SEIU-West has been raising issues for nearly a decade about staffing levels at long-term care facilities in Saskatchewan, including Parkside Extendicare, which became the site of a major COVID-19 outbreak. In total, 41 residents died and more than 200 residents and staff were infected.

There have been no new cases since Dec. 26, 2020, Extendicare said. 

Saskatchewan's ombudsman has launched an investigation into the outbreak after a formal request from the government of Saskatchewan in late January. The report is expected in late June or early July, said Cape.

"Being outraged is good, being angry is good, but coming out of this ombudsman inquiry, I'd love to sit down with the ministers of health. I want them to hear from those staff, and the family members. I want them to understand intimately what these folks went through," Cape said.

'It was absolute trench work for people there'

Cape said other deficiencies at the home were exacerbated during the outbreak. 

She said that when the pandemic started, staff at Parkside Extendicare were given one mask a day.

The masking policy did improve, Cape said, but it required staff to submit their mask for inspection by a supervisor before they'd get another.

Some Extendicare Parkside residents returning from the hospital would still be presenting with complications from COVID-19, says Barbara Cape, president of SEIU-West. (Richard Agecoutay/CBC)

Another challenge was moving bodies from Extendicare Parkside after somebody died. 

"One of our members told me about the number of residents she put into body bags for transport, because funeral home staff would not do it," Cape said. 

"I use that as a beacon for what people went through at Parkside Extendicare.
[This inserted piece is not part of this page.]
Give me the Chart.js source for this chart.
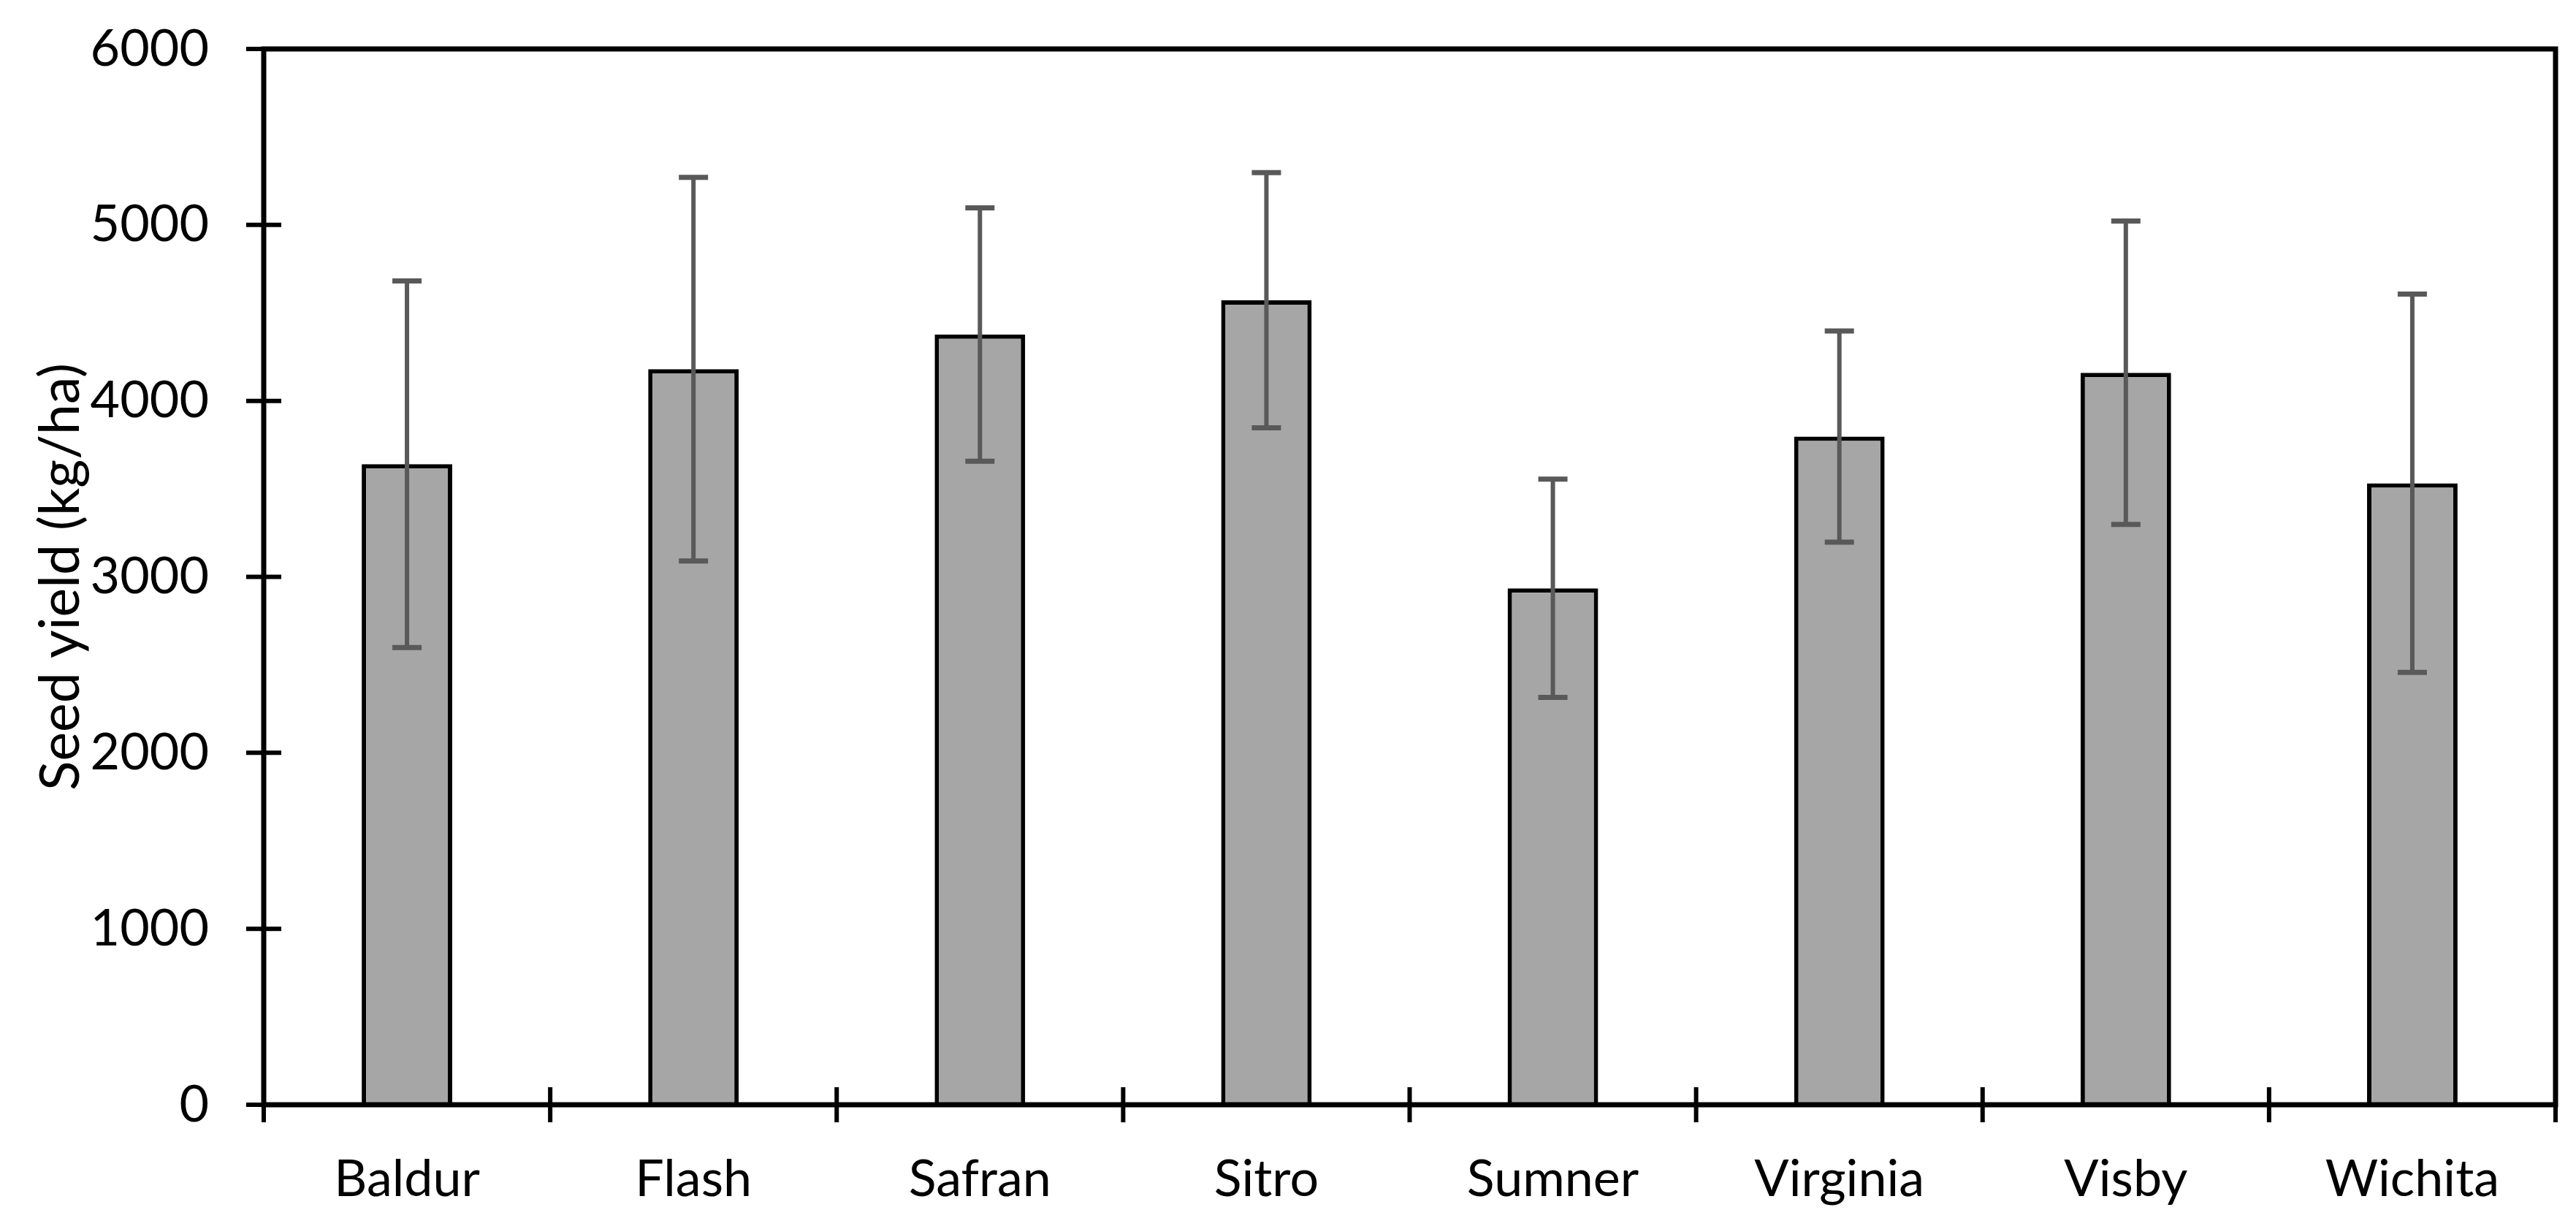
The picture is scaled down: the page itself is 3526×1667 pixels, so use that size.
<!DOCTYPE html>
<html><head><meta charset="utf-8">
<script src="https://cdn.jsdelivr.net/npm/chart.js@4"></script>
<style>html,body{margin:0;padding:0;background:#fff;overflow:hidden}#wrap{width:3526px;height:1667px;position:relative}</style>
</head><body><div id="wrap"><canvas id="c" width="3526" height="1667"></canvas></div>
<script>
const categories = ['Baldur','Flash','Safran','Sitro','Sumner','Virginia','Visby','Wichita'];
const yieldMeans = [3640, 4180, 4377, 4572, 2935, 3797, 4160, 3532];
const yieldErrors = [1042, 1090, 720, 725, 620, 600, 862, 1075];
const yTickValues = [0, 1000, 2000, 3000, 4000, 5000, 6000];
const yTitle = 'Seed yield (kg/ha)';

const FONT = 'Lato';
const FS = 70;
const TITLE_FS = 75;

const framePlugin = {
  id: 'frame',
  afterDatasetsDraw(chart) {
    const {ctx, chartArea: a, scales: {x, y}} = chart;
    ctx.save();
    // error bars
    ctx.strokeStyle = '#595959';
    ctx.lineCap = 'butt';
    yieldMeans.forEach((v, i) => {
      const cx = x.getPixelForValue(i);
      const top = y.getPixelForValue(v + yieldErrors[i]);
      const bot = y.getPixelForValue(v - yieldErrors[i]);
      ctx.lineWidth = 6;
      ctx.beginPath(); ctx.moveTo(cx, top); ctx.lineTo(cx, bot); ctx.stroke();
      ctx.lineWidth = 7;
      ctx.beginPath();
      ctx.moveTo(cx - 20, top); ctx.lineTo(cx + 20, top);
      ctx.moveTo(cx - 20, bot); ctx.lineTo(cx + 20, bot);
      ctx.stroke();
    });
    // frame
    ctx.strokeStyle = '#000';
    ctx.lineWidth = 7;
    ctx.strokeRect(a.left, a.top, a.right - a.left, a.bottom - a.top);
    // y ticks (crossing)
    ctx.lineWidth = 6;
    ctx.beginPath();
    yTickValues.forEach(t => {
      const py = y.getPixelForValue(t);
      ctx.moveTo(a.left - 24, py); ctx.lineTo(a.left + (t === 6000 ? 0 : 24), py);
    });
    // x ticks at category boundaries
    const n = categories.length;
    for (let i = 0; i <= n; i++) {
      const px = a.left + i * (a.right - a.left) / n;
      const up = (i === 0 || i === n) ? 0 : 24;
      ctx.moveTo(px, a.bottom - up); ctx.lineTo(px, a.bottom + 24);
    }
    ctx.stroke();
    // y axis title
    ctx.fillStyle = '#000';
    ctx.font = TITLE_FS + 'px ' + FONT;
    ctx.textAlign = 'center';
    ctx.textBaseline = 'middle';
    ctx.translate(84, (a.top + a.bottom) / 2);
    ctx.rotate(-Math.PI / 2);
    ctx.fillText(yTitle, 0, 0);
    ctx.restore();
  }
};

new Chart(document.getElementById('c'), {
  type: 'bar',
  data: {
    labels: categories,
    datasets: [{
      data: yieldMeans,
      backgroundColor: '#a6a6a6',
      borderColor: '#000',
      borderWidth: 6,
      borderSkipped: 'bottom',
      barPercentage: 0.316,
      categoryPercentage: 1
    }]
  },
  options: {
    responsive: false,
    devicePixelRatio: 1,
    animation: false,
    layout: {padding: {left: 0, right: 28, top: 67, bottom: 0}},
    plugins: {legend: {display: false}, tooltip: {enabled: false}},
    scales: {
      x: {
        grid: {display: false, drawTicks: false},
        border: {display: false},
        ticks: {color: '#000', font: {family: FONT, size: FS}, padding: 60, maxRotation: 0},
        afterFit: s => { s.height = 155; s.paddingLeft = 0; s.paddingRight = 0; }
      },
      y: {
        min: 0, max: 6000,
        afterBuildTicks: s => { s.ticks = yTickValues.map(v => ({value: v})); },
        grid: {display: false, drawTicks: false},
        border: {display: false},
        ticks: {color: '#000', font: {family: FONT, size: FS}, padding: 75,
                callback: v => String(v)},
        afterFit: s => { s.width = 361; s.paddingTop = 0; s.paddingBottom = 0; }
      }
    }
  },
  plugins: [framePlugin]
});
</script>
</body></html>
It was absolute trench work for people there."

It was especially tough on those dying within the home, Cape said. 

"Residents are our family. That confusion, that tension absolutely would have impacted their final days, and it would have been difficult, let alone they weren't able to see their immediate family. I think that is probably the most desperate, and sad way to depart this world and it's not fair," Cape said.